Goal: Retype exactly the lines from the first one through the line with "const labelLines = [['No'], ['Yes'], ['As", including both ends; skip any pictures.

Dataset section:
---*---
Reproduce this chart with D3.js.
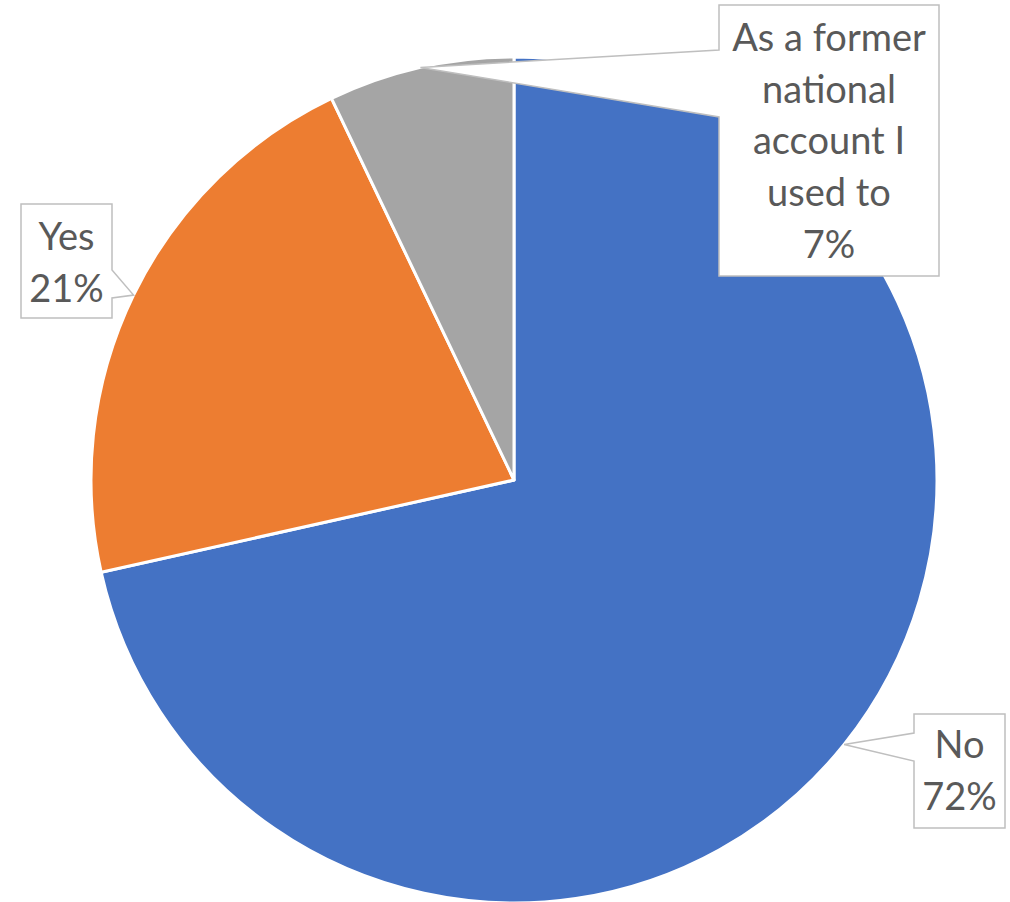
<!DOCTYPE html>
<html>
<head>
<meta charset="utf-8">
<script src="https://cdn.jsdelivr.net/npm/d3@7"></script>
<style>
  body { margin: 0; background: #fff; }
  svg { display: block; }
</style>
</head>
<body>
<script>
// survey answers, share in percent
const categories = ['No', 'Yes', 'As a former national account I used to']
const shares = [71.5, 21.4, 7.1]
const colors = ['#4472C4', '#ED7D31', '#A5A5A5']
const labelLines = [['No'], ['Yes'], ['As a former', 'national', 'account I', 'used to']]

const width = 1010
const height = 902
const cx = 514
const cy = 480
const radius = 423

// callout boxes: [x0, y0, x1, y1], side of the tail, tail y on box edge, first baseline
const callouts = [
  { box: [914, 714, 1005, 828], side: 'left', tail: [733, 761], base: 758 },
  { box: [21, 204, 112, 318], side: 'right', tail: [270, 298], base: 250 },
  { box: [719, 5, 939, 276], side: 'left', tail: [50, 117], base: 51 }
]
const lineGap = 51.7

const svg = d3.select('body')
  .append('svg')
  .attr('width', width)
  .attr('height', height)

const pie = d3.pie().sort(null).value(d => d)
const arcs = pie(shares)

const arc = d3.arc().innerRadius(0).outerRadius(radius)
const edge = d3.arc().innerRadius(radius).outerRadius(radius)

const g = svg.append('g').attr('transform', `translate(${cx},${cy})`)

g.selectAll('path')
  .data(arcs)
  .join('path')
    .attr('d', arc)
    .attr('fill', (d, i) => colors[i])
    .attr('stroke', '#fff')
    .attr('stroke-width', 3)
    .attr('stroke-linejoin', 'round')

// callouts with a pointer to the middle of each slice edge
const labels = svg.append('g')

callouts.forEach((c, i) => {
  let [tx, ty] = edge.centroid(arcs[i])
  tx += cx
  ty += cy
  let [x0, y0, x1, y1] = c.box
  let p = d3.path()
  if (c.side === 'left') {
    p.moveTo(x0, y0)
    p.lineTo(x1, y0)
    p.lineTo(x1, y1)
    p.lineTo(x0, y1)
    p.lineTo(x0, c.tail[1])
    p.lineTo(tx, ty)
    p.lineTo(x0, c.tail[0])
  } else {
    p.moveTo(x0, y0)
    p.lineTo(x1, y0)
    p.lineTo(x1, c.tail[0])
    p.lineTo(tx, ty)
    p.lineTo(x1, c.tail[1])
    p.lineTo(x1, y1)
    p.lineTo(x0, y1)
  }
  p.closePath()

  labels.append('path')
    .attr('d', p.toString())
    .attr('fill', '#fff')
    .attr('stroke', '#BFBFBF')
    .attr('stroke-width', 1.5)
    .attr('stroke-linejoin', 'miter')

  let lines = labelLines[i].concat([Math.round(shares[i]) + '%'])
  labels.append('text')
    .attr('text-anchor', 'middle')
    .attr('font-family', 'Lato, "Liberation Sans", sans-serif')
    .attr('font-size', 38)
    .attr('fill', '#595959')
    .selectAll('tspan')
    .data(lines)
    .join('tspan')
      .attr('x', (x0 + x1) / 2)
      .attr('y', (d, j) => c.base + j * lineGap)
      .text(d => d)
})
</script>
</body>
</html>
---*---
Written solution:
Reproduce this chart with D3.js.
<!DOCTYPE html>
<html>
<head>
<meta charset="utf-8">
<script src="https://cdn.jsdelivr.net/npm/d3@7"></script>
<style>
  body { margin: 0; background: #fff; }
  svg { display: block; }
</style>
</head>
<body>
<script>
// survey answers, share in percent
const categories = ['No', 'Yes', 'As a former national account I used to']
const shares = [71.5, 21.4, 7.1]
const colors = ['#4472C4', '#ED7D31', '#A5A5A5']
const labelLines = [['No'], ['Yes'], ['As a former', 'national', 'account I', 'used to']]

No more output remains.